## start
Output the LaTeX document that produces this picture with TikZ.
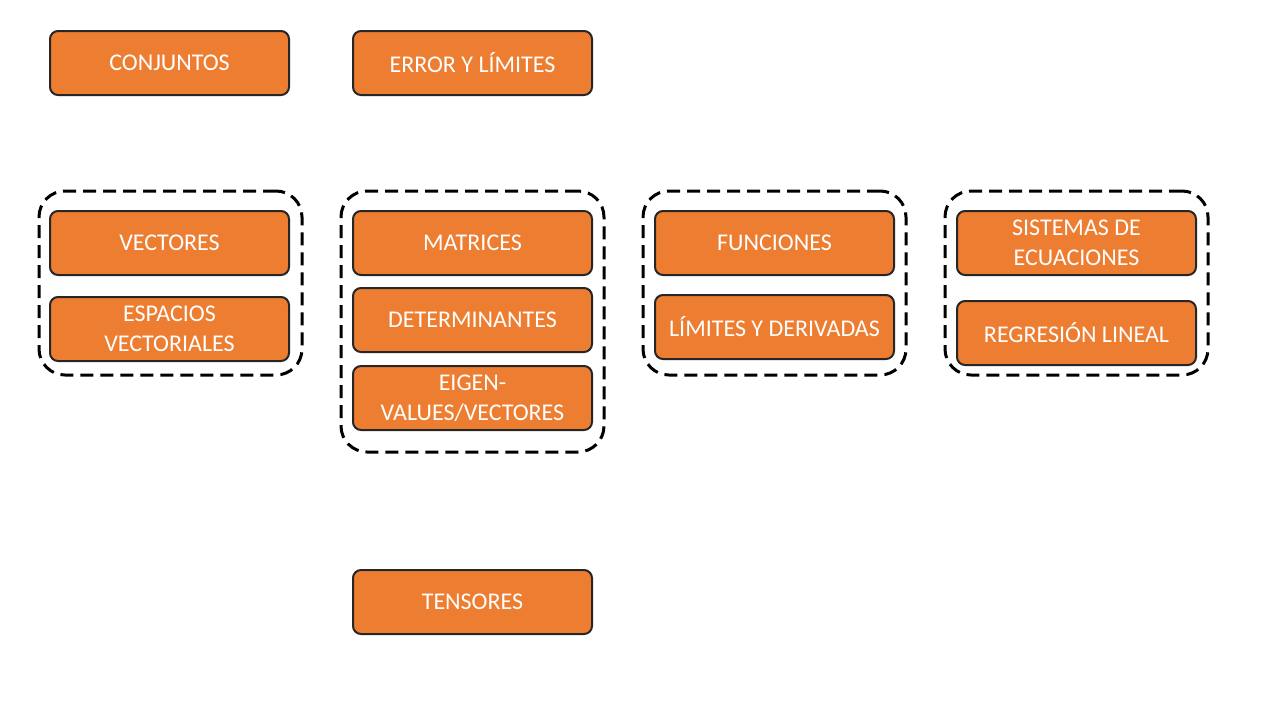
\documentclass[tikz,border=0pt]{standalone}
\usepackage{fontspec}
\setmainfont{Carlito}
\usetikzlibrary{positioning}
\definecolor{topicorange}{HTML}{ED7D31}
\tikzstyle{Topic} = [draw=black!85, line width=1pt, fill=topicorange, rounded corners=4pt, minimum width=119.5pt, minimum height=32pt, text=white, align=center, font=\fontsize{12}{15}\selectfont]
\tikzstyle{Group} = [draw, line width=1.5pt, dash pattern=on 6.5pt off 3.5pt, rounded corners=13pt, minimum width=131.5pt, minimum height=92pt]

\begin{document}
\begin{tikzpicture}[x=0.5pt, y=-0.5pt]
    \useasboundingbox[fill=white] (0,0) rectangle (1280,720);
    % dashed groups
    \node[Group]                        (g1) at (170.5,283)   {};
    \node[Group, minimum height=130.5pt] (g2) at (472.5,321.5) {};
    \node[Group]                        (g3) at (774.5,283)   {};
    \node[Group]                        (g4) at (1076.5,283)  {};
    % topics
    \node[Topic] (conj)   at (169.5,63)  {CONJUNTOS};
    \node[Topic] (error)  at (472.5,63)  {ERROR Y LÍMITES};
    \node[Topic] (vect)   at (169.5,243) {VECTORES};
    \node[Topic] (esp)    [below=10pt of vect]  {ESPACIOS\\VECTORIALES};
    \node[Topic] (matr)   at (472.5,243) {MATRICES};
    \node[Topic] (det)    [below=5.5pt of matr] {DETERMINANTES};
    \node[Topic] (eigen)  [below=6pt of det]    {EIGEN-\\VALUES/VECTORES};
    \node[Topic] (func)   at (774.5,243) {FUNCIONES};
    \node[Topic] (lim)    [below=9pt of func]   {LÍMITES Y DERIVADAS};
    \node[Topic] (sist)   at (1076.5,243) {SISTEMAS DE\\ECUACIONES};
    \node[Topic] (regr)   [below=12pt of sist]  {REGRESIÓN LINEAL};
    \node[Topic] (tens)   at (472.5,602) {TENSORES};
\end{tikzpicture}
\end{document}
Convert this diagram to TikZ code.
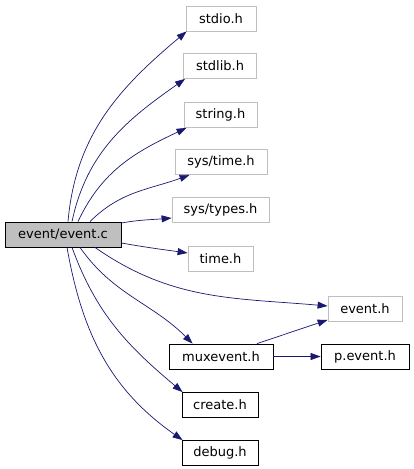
## end
:: Task prompt ::
Except for the pictures, give all the material above again verbatim.

:: Final answer ::
Output the LaTeX document that produces this picture with TikZ.
\documentclass[tikz,border=0pt]{standalone}
\usepackage{fontspec}
\setmainfont{Carlito}
\usetikzlibrary{positioning}
\definecolor{topicorange}{HTML}{ED7D31}
\tikzstyle{Topic} = [draw=black!85, line width=1pt, fill=topicorange, rounded corners=4pt, minimum width=119.5pt, minimum height=32pt, text=white, align=center, font=\fontsize{12}{15}\selectfont]
\tikzstyle{Group} = [draw, line width=1.5pt, dash pattern=on 6.5pt off 3.5pt, rounded corners=13pt, minimum width=131.5pt, minimum height=92pt]

\begin{document}
\begin{tikzpicture}[x=0.5pt, y=-0.5pt]
    \useasboundingbox[fill=white] (0,0) rectangle (1280,720);
    % dashed groups
    \node[Group]                        (g1) at (170.5,283)   {};
    \node[Group, minimum height=130.5pt] (g2) at (472.5,321.5) {};
    \node[Group]                        (g3) at (774.5,283)   {};
    \node[Group]                        (g4) at (1076.5,283)  {};
    % topics
    \node[Topic] (conj)   at (169.5,63)  {CONJUNTOS};
    \node[Topic] (error)  at (472.5,63)  {ERROR Y LÍMITES};
    \node[Topic] (vect)   at (169.5,243) {VECTORES};
    \node[Topic] (esp)    [below=10pt of vect]  {ESPACIOS\\VECTORIALES};
    \node[Topic] (matr)   at (472.5,243) {MATRICES};
    \node[Topic] (det)    [below=5.5pt of matr] {DETERMINANTES};
    \node[Topic] (eigen)  [below=6pt of det]    {EIGEN-\\VALUES/VECTORES};
    \node[Topic] (func)   at (774.5,243) {FUNCIONES};
    \node[Topic] (lim)    [below=9pt of func]   {LÍMITES Y DERIVADAS};
    \node[Topic] (sist)   at (1076.5,243) {SISTEMAS DE\\ECUACIONES};
    \node[Topic] (regr)   [below=12pt of sist]  {REGRESIÓN LINEAL};
    \node[Topic] (tens)   at (472.5,602) {TENSORES};
\end{tikzpicture}
\end{document}
Convert this diagram to TikZ code.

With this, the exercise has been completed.